[Marxism] James Wolcott on "The Larry Crowne Affair"
lnp3 at panix.com
Mon Jul 4 06:15:52 MDT 2011
The Larry Crowne Affair
by James Wolcott
July 3, 2011, 8:57 PM
Am I mistaken, or is the new Tom Hanks movie Michael Gates Gill's memoir
made into a fruit smoothie?
I haven't seen mention of it in the reviews I've read, but a few years
ago Hanks optioned Gill's How Starbucks Saved My Life, a book that had
an affirmative sweetness and lack of pretension that was charming and
specific in its depiction of work-place dynamics, pecking order, and
What gave it its hook was that Gill wasn't just another man nearing
retirement age who found himself unemployed and had to learn how to
wield a mop and handle a cash register, but the son of Brendan Gill, the
longtime New Yorker theater critic and bon vivant who worked with
Jacqueline Kennedy Onassis in the cause of architectural preservation.

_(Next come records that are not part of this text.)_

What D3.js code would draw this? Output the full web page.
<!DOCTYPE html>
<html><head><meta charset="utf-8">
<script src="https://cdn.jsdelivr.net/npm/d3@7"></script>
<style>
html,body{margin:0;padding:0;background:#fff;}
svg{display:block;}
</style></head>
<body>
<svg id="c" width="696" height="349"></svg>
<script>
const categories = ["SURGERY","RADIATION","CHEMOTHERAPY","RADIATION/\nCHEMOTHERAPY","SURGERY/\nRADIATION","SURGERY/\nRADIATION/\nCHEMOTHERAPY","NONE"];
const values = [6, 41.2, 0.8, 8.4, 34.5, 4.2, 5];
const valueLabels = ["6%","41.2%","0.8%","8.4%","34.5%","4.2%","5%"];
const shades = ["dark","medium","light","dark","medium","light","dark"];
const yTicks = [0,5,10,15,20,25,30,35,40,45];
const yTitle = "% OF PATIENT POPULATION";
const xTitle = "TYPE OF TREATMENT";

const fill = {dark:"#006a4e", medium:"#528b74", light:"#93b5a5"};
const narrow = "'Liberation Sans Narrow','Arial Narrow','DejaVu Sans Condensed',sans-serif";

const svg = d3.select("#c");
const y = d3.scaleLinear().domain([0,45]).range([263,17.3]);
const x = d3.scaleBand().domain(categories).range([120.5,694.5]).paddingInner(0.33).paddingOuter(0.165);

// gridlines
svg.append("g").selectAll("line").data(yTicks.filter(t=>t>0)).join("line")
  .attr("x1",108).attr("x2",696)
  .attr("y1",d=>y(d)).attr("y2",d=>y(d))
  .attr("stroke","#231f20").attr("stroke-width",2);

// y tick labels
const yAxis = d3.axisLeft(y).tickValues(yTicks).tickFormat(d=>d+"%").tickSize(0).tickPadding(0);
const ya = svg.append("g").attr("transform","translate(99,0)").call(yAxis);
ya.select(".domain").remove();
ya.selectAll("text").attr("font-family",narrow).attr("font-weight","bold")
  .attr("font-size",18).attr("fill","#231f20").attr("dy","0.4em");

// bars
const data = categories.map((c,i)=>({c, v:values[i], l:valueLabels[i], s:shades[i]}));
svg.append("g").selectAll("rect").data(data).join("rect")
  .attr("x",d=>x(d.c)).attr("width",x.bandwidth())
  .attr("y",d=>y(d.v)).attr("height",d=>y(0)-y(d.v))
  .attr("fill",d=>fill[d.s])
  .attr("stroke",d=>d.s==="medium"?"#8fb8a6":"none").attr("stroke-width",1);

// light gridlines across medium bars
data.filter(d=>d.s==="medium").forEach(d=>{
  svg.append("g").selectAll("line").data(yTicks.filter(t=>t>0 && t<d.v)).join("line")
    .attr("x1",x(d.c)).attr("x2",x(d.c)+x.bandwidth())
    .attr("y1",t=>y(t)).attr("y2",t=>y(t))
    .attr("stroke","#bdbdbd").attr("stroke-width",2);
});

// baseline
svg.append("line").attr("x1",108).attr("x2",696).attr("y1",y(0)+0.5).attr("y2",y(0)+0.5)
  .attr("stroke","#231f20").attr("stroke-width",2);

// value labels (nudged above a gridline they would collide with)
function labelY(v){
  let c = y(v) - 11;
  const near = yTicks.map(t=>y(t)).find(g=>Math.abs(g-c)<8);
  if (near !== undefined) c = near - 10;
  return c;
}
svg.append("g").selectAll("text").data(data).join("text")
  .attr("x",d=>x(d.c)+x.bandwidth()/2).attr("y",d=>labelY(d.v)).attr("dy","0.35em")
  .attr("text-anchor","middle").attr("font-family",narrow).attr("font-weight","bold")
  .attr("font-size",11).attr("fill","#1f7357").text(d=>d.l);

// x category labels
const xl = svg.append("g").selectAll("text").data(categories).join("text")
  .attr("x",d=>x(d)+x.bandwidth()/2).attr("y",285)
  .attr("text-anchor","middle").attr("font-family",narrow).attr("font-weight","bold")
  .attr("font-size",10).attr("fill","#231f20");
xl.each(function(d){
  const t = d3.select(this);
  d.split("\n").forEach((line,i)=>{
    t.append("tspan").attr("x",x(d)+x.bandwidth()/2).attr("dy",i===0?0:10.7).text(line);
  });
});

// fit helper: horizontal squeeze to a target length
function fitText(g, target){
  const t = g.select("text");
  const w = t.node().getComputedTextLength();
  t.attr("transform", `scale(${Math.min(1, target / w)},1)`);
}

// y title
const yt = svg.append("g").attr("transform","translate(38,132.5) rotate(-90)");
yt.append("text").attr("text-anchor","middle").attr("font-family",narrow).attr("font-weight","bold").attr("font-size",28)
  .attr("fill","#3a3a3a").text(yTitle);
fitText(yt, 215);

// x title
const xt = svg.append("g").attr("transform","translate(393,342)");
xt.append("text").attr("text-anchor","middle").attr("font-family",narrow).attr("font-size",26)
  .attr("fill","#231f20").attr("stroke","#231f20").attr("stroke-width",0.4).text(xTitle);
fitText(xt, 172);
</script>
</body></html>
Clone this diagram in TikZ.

That a son of a New Yorker legend (not always a legend for the right
reasons, but still) who had forged his own career as an ad executive
should end up at Starbucks was intrinsically intriguing, at least for us
New Yorker lore-addicts.
And the book itself dramatized without exploiting the self-pity pump the
shock of a sudden drop in social and economic status, in finding
yourself no longer calling the shots behind a desk but taking orders
from people decades than you and finding yourself starting
over--embarrassed, tentative, afraid of feeling incompetent and failing.
He went from being a hot shot to being at age of 60 "the old man" in a
low-pay service job, a situation that's become even more prevalent--and
movie-relevant--since the book was published in 2007 as legions of
middle-aged, middle-management white collar employees have gotten wiped
out in this Great Recession, many of them starting from the bottom and
not even finding opportunities there to make do.
The book also had a very specific New York geography, Gill's commute to
work from Bronxville to the Starbucks at Broadway and 93rd taking an
hour each day, allowing him to stand on the platform each day looking at
business men and knowing that he used to be one of them and that none of
them believe his fate could happen to them.
Well, all that's gone, judging from the reviews of Larry Crowne. The
setting has shifted from New York's asphalt and bustle to a sunny,
generic So Cal suburb with a community college, from taking the subway
to riding a motor scooter, and from Starbucks to Denny's (you almost
expect the cast of Men of a Certain Age to be occupying a booth), with
Tom Hanks bobbing like a buoy in his personal economic downturn with a
host of sitcom-my supporting characters and Julia Roberts doing her
impersonation of a prune danish before giving the camera both gums.
Seeing Bryan Cranston's name in the cast reminds me that Breaking Bad
returns on July 17th. Now there's a show that's got its sociology nailed.